Et c’est le sort de tout RÉFORMISME, qui est avant tout une LOCALISATION de la pen­sée et de l’ac­tion qui va même dans la pra­tique poli­tique et sous le jeu des influences jus­qu’à dis­so­cier ces deux éléments !

Bédouin, dans l’ou­vrage pré­ci­té, cite fort à pro­pos le phy­si­cien Edding­ton qui conclut :

« LA LOCALISATION EST UN CONCEPT ARTIFICIEL DANS UN UNIVERS EN INTERRELATION »

C’est-à-dire, pen­sons-nous, que la syn­thèse entre l’homme et le monde exige cette prise de conscience. Sans celle-ci ni uni­té ni bou­le­ver­se­ment ne sont possibles.

C’est-à-dire aus­si que la chute du capi­ta­lisme n’en­traîne pas fata­le­ment la chute de la reli­gion. Que la per­sis­tance de celle-ci sous d’autres formes (elle est essen­tiel­le­ment plas­ti­forme) au-delà du capi­tal tend à la réin­tro­duire au besoin sous d’autres formes également.

Une autre cri­tique doit être notée ici à pro­pos du concept de loca­li­sa­tion qui anime pra­ti­que­ment les par­tis de gauche.

C’est que ces par­tis de « gauche », à user de ce concept, sont ame­nés natu­rel­le­ment à faire le jeu de la « droite », par cela même qu’ils par­ti­cipent « à ce qui est» ; que toute ten­ta­tive d’in­té­gra­tion de leur pro­gramme dans la struc­ture éta­blie, jette fina­le­ment le dis­cré­dit sur leur conte­nu révo­lu­tion­naire, mène à la las­si­tude et à l’é­cœu­re­ment, à la confu­sion et à l’abandon.

La rai­son de cet état de choses nous en paraît simple. C’est que pour intro­duire une réforme quel­conque dans la struc­ture réac­tion­naire elle devra obli­ga­toi­re­ment être amoin­drie, défor­mée, ajus­tée à cette struc­ture éta­blie, QUI NE PEUT EN AUCUNE FAÇON LUI CONVENIR.

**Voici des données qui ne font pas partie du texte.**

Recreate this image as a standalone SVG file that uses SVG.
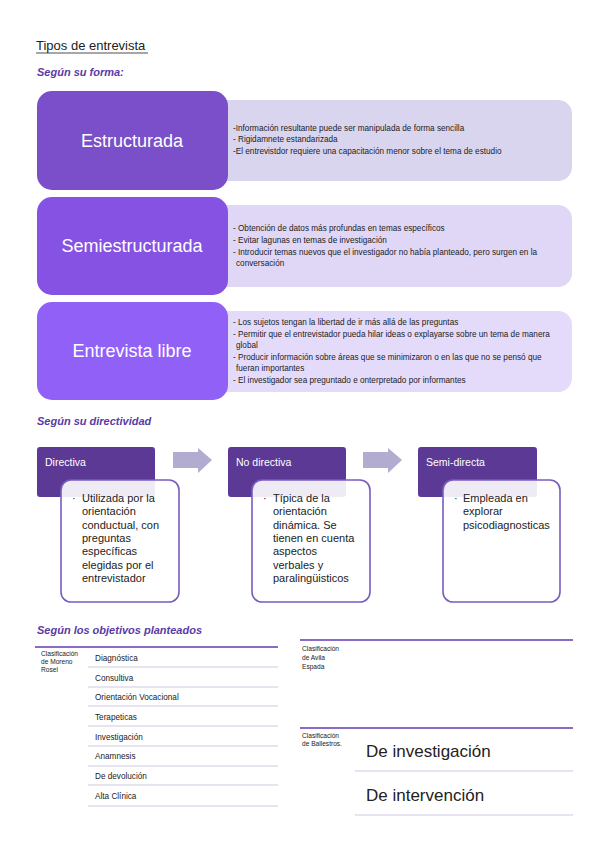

Il faut le répé­ter : l’in­tro­duc­tion d’une réforme appelle la réforme glo­bale de toutes les struc­tures, sans quoi cette réforme, comme un corps étran­ger intro­duit dans le corps humain, sera REJETÉE natu­rel­le­ment ou absor­bé et trans­for­mé, c’est-à-dire ADAPTÉE. Or, ADAPTATION signi­fie ici DÉNATURATION. La fonc­tion de cette réforme sera blo­quée ou même détour­née de son objet par son condi­tion­ne­ment étran­ger, elle se tour­ne­ra même contre cet objet c’est-à-dire contre les indi­vi­dus qu’elle était des­ti­née à ser­vir, autre­ment dit contre l’ef­fort révolutionnaire.

La réforme est ain­si par essence nocive et sert pra­ti­que­ment les inté­rêts de la réac­tion qui aura tou­jours beau jeu de démon­trer par l’exemple le dés­équi­libre tan­gible pro­duit au niveau de la vie quo­ti­dienne des individus.

Bien que tout ANARCHISTE sache cela, il était bon de le sou­li­gner dans ce numé­ro des­ti­né à « la Gauche ».